I am more likely to cleave to Shakespeare (“Now is the winter of our discontent”) or Robert Byrne (“Winter is nature’s way of saying, ‘Up yours’”) than to Paul Theroux (“Winter is a season of recovery and preparation”) or, heaven forbid, William Blake (“In seed time, learn; in harvest, teach; in winter, enjoy”).

Yeah, well listen up Billy B., I ain’t half done me own learnin’, let alone harvesting. And don’t even talk to me about enjoying anything. I’m far too young for that fatuous folderol.

And yet. . .

A year ago to the day – this day – my wife and I were scheduled to fly into La Guardia and then commence what was to be a wonderful, middle-aged adventure exploring lower Manhattan on foot.

Only, winter got in the way. Flights from Calgary to Halifax were canceled. Every airport along the northeastern seaboard was, for days, shut down, covered under blankets of snow and sheets of frozen rain.

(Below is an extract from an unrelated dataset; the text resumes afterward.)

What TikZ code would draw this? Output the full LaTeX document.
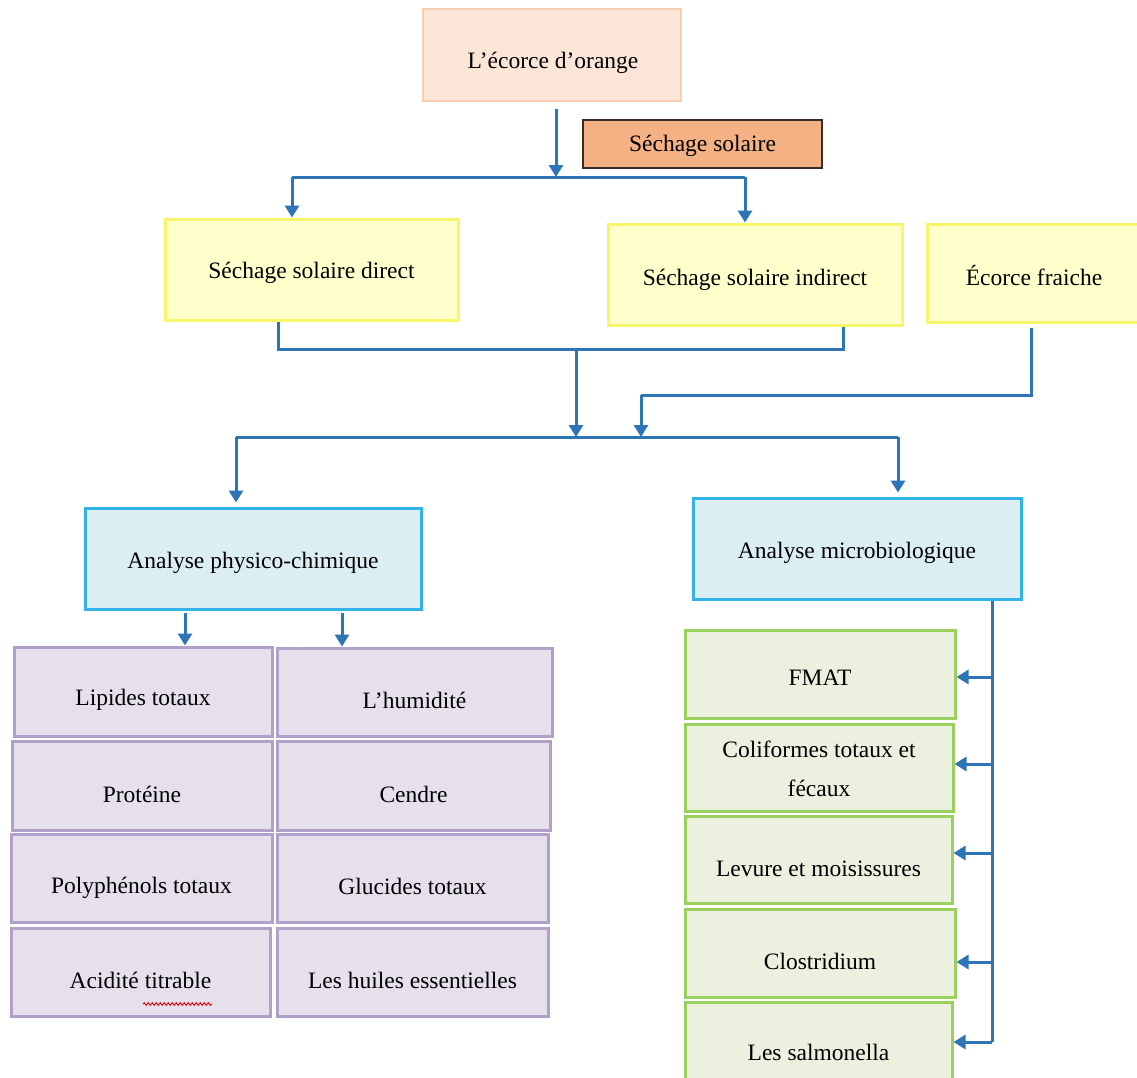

In fact, last winter turned out to be the longest, coldest, most intractable in 50 years (or so the cab drivers in Moncton reliably informed us as they rushed, almost daily, to our rescue).

I cursed the fools who boasted about their snow mobiles and blowers – the ones who couldn’t stop chattering about the next, big blow from the polar vortex, the ones who took perverse delight in the worst possible weather.

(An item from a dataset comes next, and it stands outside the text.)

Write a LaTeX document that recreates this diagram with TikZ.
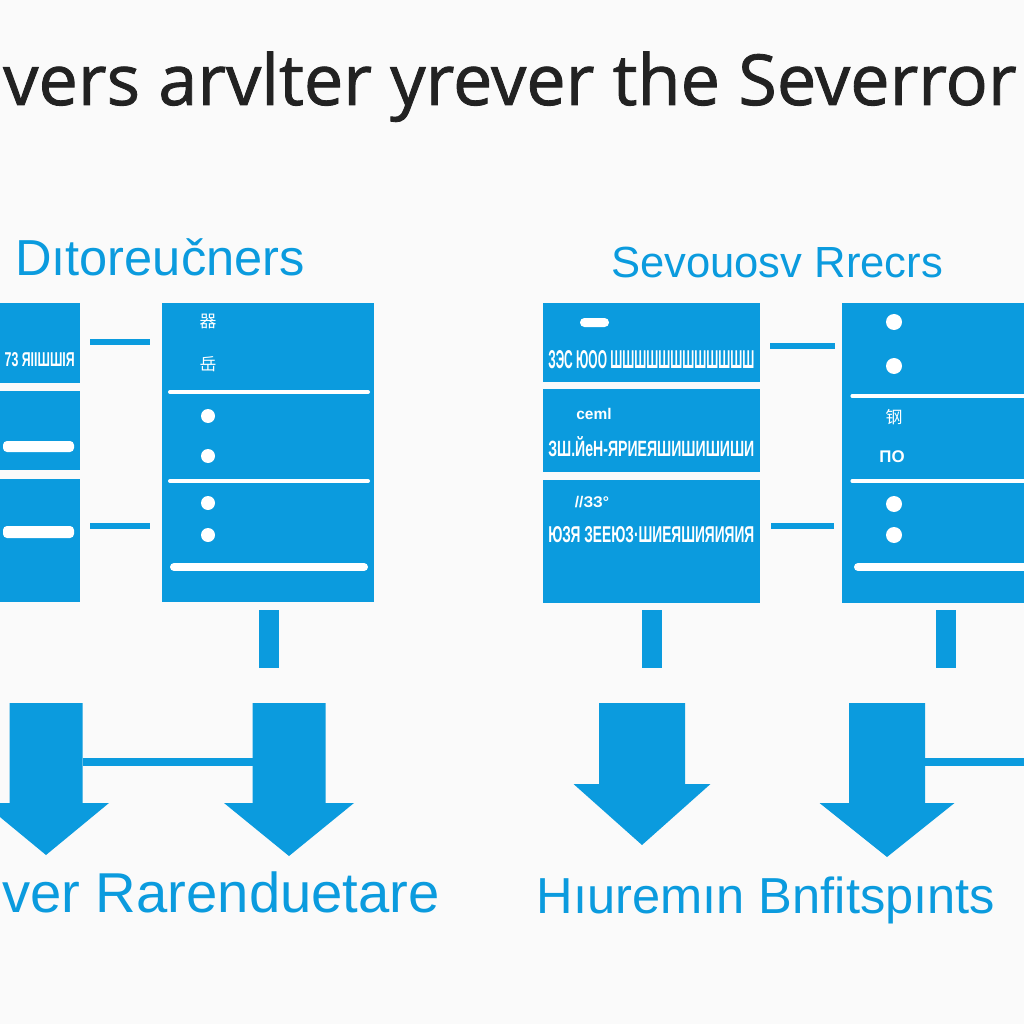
\documentclass[tikz,border=0pt]{standalone}
\usepackage{fontspec}
\usepackage{graphicx}
\setmainfont{Liberation Sans}
\newfontfamily\titlefont[FakeBold=1.2]{Open Sans}
\newfontfamily\cjk{Noto Sans CJK SC}
\usetikzlibrary{positioning,calc}
\definecolor{azure}{HTML}{0B9BDE}
\definecolor{ink}{HTML}{222222}
\definecolor{paper}{HTML}{FAFAFA}
\tikzset{
  panel/.style={fill=azure, draw=none, inner sep=0pt, outer sep=0pt},
  link/.style={azure, line width=1.5mm},
  stub/.style={azure, line width=5mm},
  rule/.style={white, line width=1mm, line cap=round},
  dot/.style={circle, fill=white, inner sep=0pt, minimum size=3.5mm},
  scribble/.style={text=white, font=\bfseries, inner sep=0pt},
  head/.style={text=azure, inner sep=0pt, anchor=base},
}
\begin{document}
\begin{tikzpicture}[x=0.25mm, y=-0.25mm]
\useasboundingbox (0,0) rectangle (1024,1024);
\clip (0,0) rectangle (1024,1024);
\fill[paper] (0,0) rectangle (1024,1024);

% --- HEADINGS ---
\node[head, text=ink, font=\titlefont\fontsize{50}{58}\selectfont] (title) at (510,105) {vers arvlter yrever the Severror};
\node[head, font=\fontsize{36}{42}\selectfont] (ldesc) at (160,276) {Dıtoreučners};
\node[head, font=\fontsize{31}{36}\selectfont] (rdesc) at (777,277) {Sevouosv Rrecrs};

% --- LEFT GROUP ---
\node[panel, minimum width=25mm, minimum height=20mm] (la1) at (30,343) {};
\node[panel, minimum width=25mm, minimum height=19.75mm] (la2) [below=2mm of la1] {};
\node[panel, minimum width=25mm, minimum height=30.75mm] (la3) [below=2.25mm of la2] {};
\node[panel, minimum width=53mm, minimum height=74.75mm] (lb) at (268,452.5) {};

\node[scribble, anchor=east] (la1txt) at (75,360) {\resizebox{17.5mm}{3.5mm}{73 ЯIIШШIЯ}};
\fill[white, rounded corners=1mm] (3,441) rectangle (74,452);
\fill[white, rounded corners=1mm] (3,526) rectangle (74,538);

\draw[link, shorten <=2.5mm, shorten >=3mm] ([yshift=0.25mm]la1.east) -- ([yshift=0.25mm]la1.east -| lb.west);
\draw[link, shorten <=2.5mm, shorten >=3mm] ([yshift=3.75mm]la3.east) -- ([yshift=3.75mm]la3.east -| lb.west);

\draw[rule] (170,392) -- (368,392);
\draw[rule] (170,481) -- (368,481);
\draw[rule, line width=2mm] (174,567) -- (364,567);
\node[scribble, font=\cjk\fontsize{12}{12}\selectfont] (lg1) at (208,321) {器};
\node[scribble, font=\cjk\fontsize{12}{12}\selectfont] (lg2) at (208,364) {岳};
\foreach \y in {416,456,503,535}
  \node[dot] at (208,\y) {};

\coordinate (lbfoot) at ($(lb.south)+(1,66)$);
\draw[stub, shorten <=2mm] ([xshift=0.25mm]lb.south) -- (lbfoot);

% --- RIGHT GROUP ---
\node[panel, minimum width=54.25mm, minimum height=19.75mm] (ra1) at (651.5,342.5) {};
\node[panel, minimum width=54.25mm, minimum height=20.75mm] (ra2) [below=1.75mm of ra1] {};
\node[panel, minimum width=54.25mm, minimum height=30.75mm] (ra3) [below=2mm of ra2] {};
\node[panel, minimum width=52mm, minimum height=75mm] (rb) at (946,453) {};

\fill[white, rounded corners=1.1mm] (580,318) rectangle (609,327);
\node[scribble, anchor=west] (ra1txt) at (548,360) {\resizebox{51.5mm}{4.5mm}{ЗЭС ЮОО ШШШШШШШШШШШШ}};
\node[scribble, font=\bfseries\fontsize{11}{11}\selectfont] (ra2cap) at (594,414) {ceml};
\node[scribble, anchor=west] (ra2txt) at (548,447) {\resizebox{51.5mm}{5mm}{ЗШ.ЙеН-ЯРИЕЯШИШИШИШИ}};
\node[scribble, font=\bfseries\fontsize{11}{11}\selectfont] (ra3cap) at (592,502) {//ЗЗ°};
\node[scribble, anchor=west] (ra3txt) at (548,535) {\resizebox{51.5mm}{4mm}{ЮЗЯ ЗЕЕЮЗ·ШИЕЯШИЯИЯИЯ}};

\draw[link, shorten <=2.5mm, shorten >=1.75mm] ([yshift=-0.9mm]ra1.east) -- ([yshift=-0.9mm]ra1.east -| rb.west);
\draw[link, shorten <=2.75mm, shorten >=2mm] ([yshift=3.9mm]ra3.east) -- ([yshift=3.9mm]ra3.east -| rb.west);

\draw[rule, line width=0.8mm] (852,396) -- (1030,396);
\draw[rule, line width=0.8mm] (852,481) -- (1030,481);
\draw[rule, line width=2mm] (858,567) -- (1030,567);
\foreach \y in {322,366,504,535}
  \node[dot, minimum size=4mm] at (894,\y) {};
\node[scribble, font=\cjk\fontsize{12}{12}\selectfont] (rg1) at (894,417) {钢};
\node[scribble, font=\bfseries\fontsize{12}{12}\selectfont] (rg2) at (892,457) {ПО};

\coordinate (ra3foot) at ($(ra3.south)+(0,65)$);
\coordinate (rbfoot) at ($(rb.south)+(0,65)$);
\draw[stub, shorten <=1.75mm] (ra3.south) -- (ra3foot);
\draw[stub, shorten <=1.75mm] (rb.south) -- (rbfoot);

% --- BLOCK ARROWS ---
\foreach \nm/\cx/\sw/\hw/\sb/\tp in {al/46/73/126/803/855, ar/289/73/130/803/856,
                                     bl/642/86/137/784/845, br/887/76/135/803/857}{
  \fill[azure] (\cx-\sw/2,703) -- (\cx+\sw/2,703) -- (\cx+\sw/2,\sb) -- (\cx+\hw/2,\sb)
    -- (\cx,\tp) -- (\cx-\hw/2,\sb) -- (\cx-\sw/2,\sb) -- cycle;
  \coordinate (\nm-w) at (\cx-\sw/2,761.5);
  \coordinate (\nm-e) at (\cx+\sw/2,761.5);
}
\coordinate (edge) at (1030,761.5);
\draw[link, line width=2mm] (al-e) -- (ar-w);
\draw[link, line width=2mm] (br-e) -- (edge);

% --- FOOTERS ---
\node[head, font=\fontsize{40}{46}\selectfont] (lfoot) at (221,912) {ver Rarenduetare};
\node[head, font=\fontsize{36}{42}\selectfont] (rfoot) at (766,913) {Hıuremın Bnfitspınts};

\end{tikzpicture}
\end{document}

I steeled myself to the unavoidable, grittily clearing my walkways and paths of ice and crunch, believing that my labours would somehow presage an early and blessedly warm spring, full of green shoots and buds.

Then, one atypically bright day, my eldest grandson arrived with his father for a visit. They surveyed the product of my efforts and concluded that the banks I had created around the house were sufficiently high to embark on a classically Canadian wintertime project.

“Poppy,” the young one said with the fearless certitude of every five-year-old on the planet, “We need to make a snow fort.”

“Well,” I moaned, slightly, “maybe later, okay?”

“Oh no,” he insisted. “We have to do it now, before it all melts.”

I looked at the outdoor thermometer. It read 10-below. But I also knew I wasn’t going to win this argument.

And so we began with shovels and buckets and breaks for juice and water. We dug and plowed and burrowed until the sun went down and long after.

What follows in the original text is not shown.